This blog will soon turn to some of the media coverage of science policy; in particular, the cap-and-trade bill because it is just so critical to the direction that energy science, research and development take in coming years - over the medium term, really.
Nate Silver of the election season fame just made a post adapting this image:
From this survey. Silver calls for Democrats to "personalize" the debate in order to have a better shot a pushing legislation, and he is absolutely right. As he points out, general polling on climate change indicates support for legislation to mitigate. At the same time, in situations where economic growth is in conflict with emissions reductions, economic growth will almost always win because people never oppose economic growth (as Roger Pielke Jr., puts it: do you have a job and want a keep it? do you not have a job but want a job at some point? then you are a big fan of economic growth).
In the context of expensive energy, and a flat demand for energy in the developed world (indeed, growing to the extent that immigration drives population growth in countries like America), it is unlikely that people will vote for climate legislation over economic productivity over time.

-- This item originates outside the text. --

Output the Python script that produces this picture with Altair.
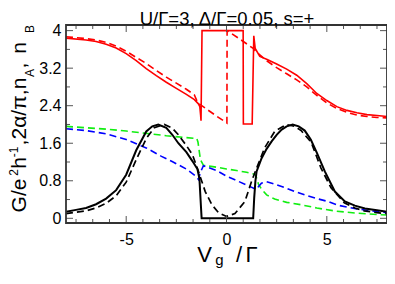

How might Waxman, Markey, and the Democrats make the debate seem more personalized? As is often the case, the political process is more comprehensive than many like to think, and is addressing this issue in subtle ways. For example, Rick Boucher [D-VA] has proposed moderating amendments to the bill. To coal state democrats, such a move may garner support, and make the bill seem like it is addressing the climate issue, while also not taxing the bottom of the pyramid - "you," "your family," and "your community." While somewhat variable based on one's personal ethics, it can be generally argued that people care more about the bottom of the pyramid than the top of it; barring fringe deep ecologists, people (evidenced by their consumption behavior and voting behavior) do prioritize themselves and their families over distant, developing countries, and certainly plant species.
What more migh the Democrats do? It's a fine balance, making a cap-and-trade bill pass a majority's personal and informal cost-benefit analysis. The pyramid at the top of this post, as Silver points out, isn't necessarily irrational; indeed, developing countries are likely to be most affected by climate change, and species are going extinct already, before the wealthy world is feeling the punch of climate change. Nevertheless, what may be irrational is that people are discounting the future damages to their families and communities. Framing the issue in terms of childrens' future is an effective tactic, but must still not appeal to excessive fear.
Sadly, in the absence of fear, discounting prevails and economic growth will remain hard pressed to see compromise in the name of climate change mitigation.